WASHINGTON – Maryland babies get a healthier start than newborns in many other states, but Baltimore infants fare worse on average than babies in the nation’s 50 largest cities, according to a study released this week.
The study by Child Trends and Kids Count tracked eight measures of a healthy birth — including smoking during pregnancy, maternal education level and timeliness of prenatal care — between 1990 and 1998. Maryland did better than the national average on five out of eight measures in 1998.
But Baltimore, despite significant improvements in some areas, did worse than most other large cities in all eight categories and ranked dead last in two — the percent of newborns with low birth weight and the percent of babies born to teen mothers.
Advocates said the city’s poverty explains the difference.
“Concentrated poverty has a big impact on measures,” said William P. O’Hare, a researcher with Kids Count and an author of the study.
Dr. Diana Cheng, chief of Maternal Health at the state Department of Health and Mental Hygiene, said she was not “surprised by any of those numbers at all. It’s what I expected.”
What surprised some advocates was the fact Maryland was not doing better, given the state’s relative affluence.
“Maybe as rich as we are, we can afford to spend a little more money on these programs,” O’Hare said.
Since 1990, the first year included in the report, Maryland has done consistently worse than the national average on three measures of a healthy birth — percent of low birth-weight babies, percent of premature births and percent of births to unmarried women. The gap between the state and national averages has actually widened slightly for the first two measures during the period.
Cheng said premature and low-weight births are the variables that doctors worry about the most, because they are often linked with later health problems. Babies with very low birth weight are particularly at risk, she said. Although some thrive, many do not.
“We’re talking about a future of problems — learning disabilities, medical problems, too. . .so that’s a factor we really want to combat,” she said.
But Cheng said there may be some explanations besides poverty.
She said, for example, that more and more Maryland women are delaying childbirth and turning to reproductive technology to enhance fertility. Such technology often results in twins or triplets or more, with subsequently lower birth weights and shorter terms.
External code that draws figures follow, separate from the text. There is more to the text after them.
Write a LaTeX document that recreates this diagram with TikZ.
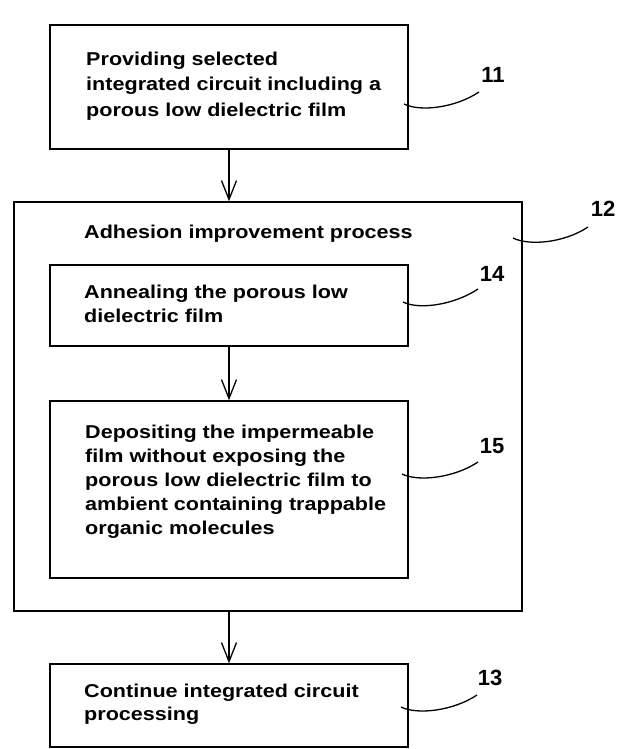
\documentclass[tikz,border=0pt]{standalone}
\usepackage{fontspec}
\setmainfont{Liberation Sans}
\usetikzlibrary{arrows.meta,calc}
\newcommand{\fstrut}{\rule{0pt}{15pt}}
\begin{document}
\begin{tikzpicture}[x=1pt,y=-1pt,
  box/.style={draw,line width=1.3pt,inner sep=0pt},
  txt/.style={anchor=north west,align=left,inner sep=0pt,xscale=1.16,transform shape,
    font=\fontsize{18.6}{24}\selectfont\bfseries},
  lbl/.style={font=\fontsize{22}{24}\selectfont\bfseries,inner sep=0pt},
  arr/.style={line width=1.3pt,-{Straight Barb[length=19pt,width=15pt,line width=1.3pt]}},
  lead/.style={line width=1.3pt}]
\useasboundingbox (0,0) rectangle (616,749);
% boxes
\node[box,minimum width=358pt,minimum height=124pt] (b11) at (229,87) {};
\node[box,minimum width=508pt,minimum height=409pt] (b12) at (268,406.5) {};
\node[box,minimum width=358pt,minimum height=81pt] (b14) at (229,305.5) {};
\node[box,minimum width=358pt,minimum height=177pt] (b15) at (229,489.5) {};
\node[box,minimum width=358pt,minimum height=83pt] (b13) at (229,705.5) {};
% texts
\node[txt,font=\fontsize{18.6}{25.5}\selectfont\bfseries] (t11) at (86,50) {\fstrut Providing selected\\integrated circuit including a\\porous low dielectric film};
\node[txt] (t12) at (84,223) {\fstrut Adhesion improvement process};
\node[txt] (t14) at (84,283) {\fstrut Annealing the porous low\\dielectric film};
\node[txt] (t15) at (85,423) {\fstrut Depositing the impermeable\\film without exposing the\\porous low dielectric film to\\ambient containing trappable\\organic molecules};
\node[txt,font=\fontsize{18.6}{23.5}\selectfont\bfseries] (t13) at (84,682) {\fstrut Continue integrated circuit\\processing};
% arrows
\draw[arr] (b11.south) -- (b11.south |- b12.north);
\draw[arr] (b14.south) -- (b15.north);
\draw[arr] (b12.south -| b13.north) -- (b13.north);
% labels
\node[lbl] (l11) at (493,75) {11};
\node[lbl] (l12) at (603,209) {12};
\node[lbl] (l14) at (492,274) {14};
\node[lbl] (l15) at (492,446) {15};
\node[lbl] (l13) at (490,678) {13};
\coordinate (s11) at (404,104);
\coordinate (e11) at (479,92);
\coordinate (s12) at (513,238);
\coordinate (e12) at (588,227);
\coordinate (s14) at (403,302);
\coordinate (e14) at (478,289);
\coordinate (s15) at (402,474);
\coordinate (e15) at (478,462);
\coordinate (s13) at (401,707);
\coordinate (e13) at (477,695);
\foreach \s/\e in {s11/e11,s12/e12,s14/e14,s15/e15,s13/e13}
  \draw[lead] (\s) .. controls ($(\s)+(16,8)$) and ($(\e)+(-24,16)$) .. (\e);
\end{tikzpicture}
\end{document}
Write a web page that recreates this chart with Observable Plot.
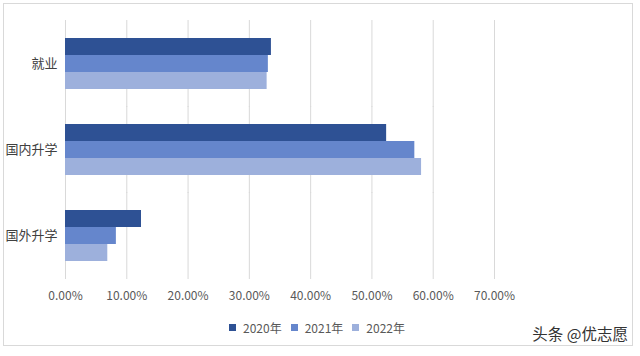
<!DOCTYPE html>
<html>
<head>
<meta charset="utf-8">
<script src="https://cdn.jsdelivr.net/npm/d3@7"></script>
<script src="https://cdn.jsdelivr.net/npm/@observablehq/plot@0.6"></script>
<style>
  body { margin: 0; background: #fff; font-family: "Noto Sans CJK SC", "Microsoft YaHei", sans-serif; }
  #wrap { position: relative; width: 640px; height: 356px; overflow: hidden; }
  #frame { position: absolute; left: 3px; top: 3px; width: 630px; height: 343px; border: 1px solid #d9d9d9; box-sizing: border-box; }
  #chart { position: absolute; left: 0; top: 0; }
  #legend { position: absolute; left: 0; width: 634px; top: 319px; display: flex; justify-content: center; gap: 9px; font-size: 12px; color: #595959; }
  #legend span.item { display: inline-flex; align-items: center; }
  #legend i { display: inline-block; width: 7px; height: 7px; margin-right: 7px; }
  #credit { position: absolute; right: 12px; top: 322px; font-size: 15.5px; color: #333; }
</style>
</head>
<body>
<div id="wrap">
  <div id="frame"></div>
  <div id="chart"></div>
  <div id="legend"></div>
  <div id="credit">头条 @优志愿</div>
</div>
<script>
const categories = ["就业", "国内升学", "国外升学"];
const years = ["2020年", "2021年", "2022年"];
const values2020 = [0.336, 0.524, 0.124];
const values2021 = [0.331, 0.570, 0.083];
const values2022 = [0.329, 0.581, 0.069];
const colors = ["#2e5194", "#6586cc", "#9db0dc"];
const xTicks = [0, 0.1, 0.2, 0.3, 0.4, 0.5, 0.6, 0.7];

const series = [values2020, values2021, values2022];
const data = [];
categories.forEach((c, i) => {
  years.forEach((y, j) => data.push({category: c, year: y, value: series[j][i]}));
});

const chart = Plot.plot({
  width: 640,
  height: 310,
  marginLeft: 65,
  marginRight: 146,
  marginTop: 36,
  marginBottom: 48,
  style: {fontFamily: "Noto Sans CJK SC, sans-serif", background: "transparent"},
  x: {domain: [0, 0.7], ticks: xTicks, tickFormat: d3.format(".2%"), label: null},
  y: {domain: years, axis: null, padding: 0},
  fy: {domain: categories, padding: 0.388, label: null},
  color: {domain: years, range: colors},
  marks: [
    Plot.ruleX(xTicks, {x: d => d, stroke: "#d9d9d9", strokeOpacity: 1, insetTop: -17, insetBottom: -17}),
    Plot.barX(data, {fy: "category", y: "year", x: "value", fill: "year"}),
    Plot.axisX({ticks: xTicks, tickFormat: d3.format(".2%"), tickSize: 0, tickPadding: 29, fontSize: 12, fill: "#595959", label: null}),
    Plot.axisFy({anchor: "left", tickSize: 0, tickPadding: 8, fontSize: 13, fill: "#404040", label: null})
  ]
});
document.getElementById("chart").appendChild(chart);

const legend = document.getElementById("legend");
years.forEach((y, j) => {
  const s = document.createElement("span");
  s.className = "item";
  s.innerHTML = `<i style="background:${colors[j]}"></i>${y}`;
  legend.appendChild(s);
});
</script>
</body>
</html>
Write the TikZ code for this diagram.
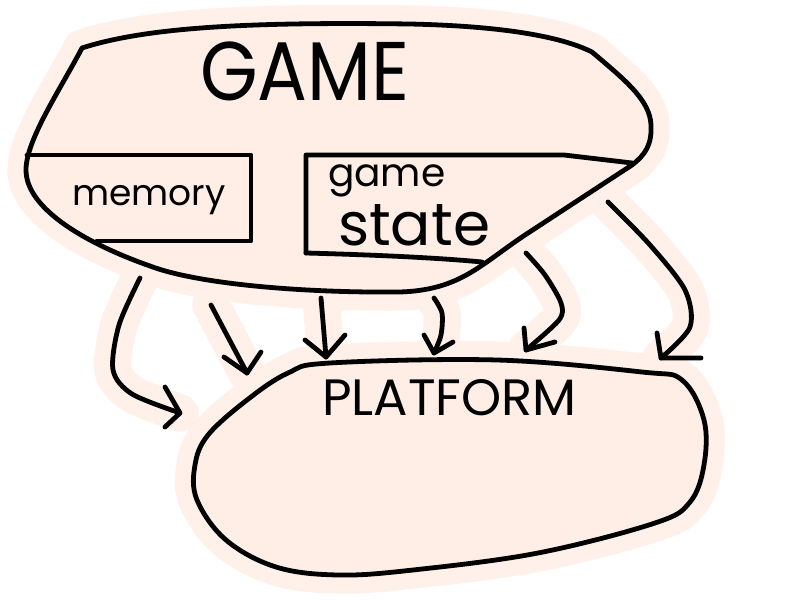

“With multiple gestations, you have more premature births,” said Cheng. “They just tend to deliver earlier, they don’t go to term. I think that’s why we’re having an uphill battle with low birth weight and premature babies.”
She said Maryland has a large number of fertility centers and that sophisticated hospitals in the Baltimore area make fertility treatments an attractive option for a growing number of Maryland women. Cheng noted that the number of births to women aged 35 in Maryland jumped from about 10 percent in 1990 to almost 17 percent in 1998.
Maryland has consistently done better than the national average on four of the report’s eight measures: prenatal care, percent of births to teens, smoking during pregnancy and births to mothers with less than a high school education. In 1995, it moved above the national average on a fifth measure — births to teens who were already mothers — and it has remained there since.
Still, advocates say that something needs to be done to address the disparity throughout the state, which has one of the nation’s highest median incomes.
“If we’re the wealthiest state in the nation, it seems to be that we ought to be able to do better,” said Carol Fanconi, a health policy specialist for Advocates for Children and Youth. “It seems to me to be a have and have-not story.”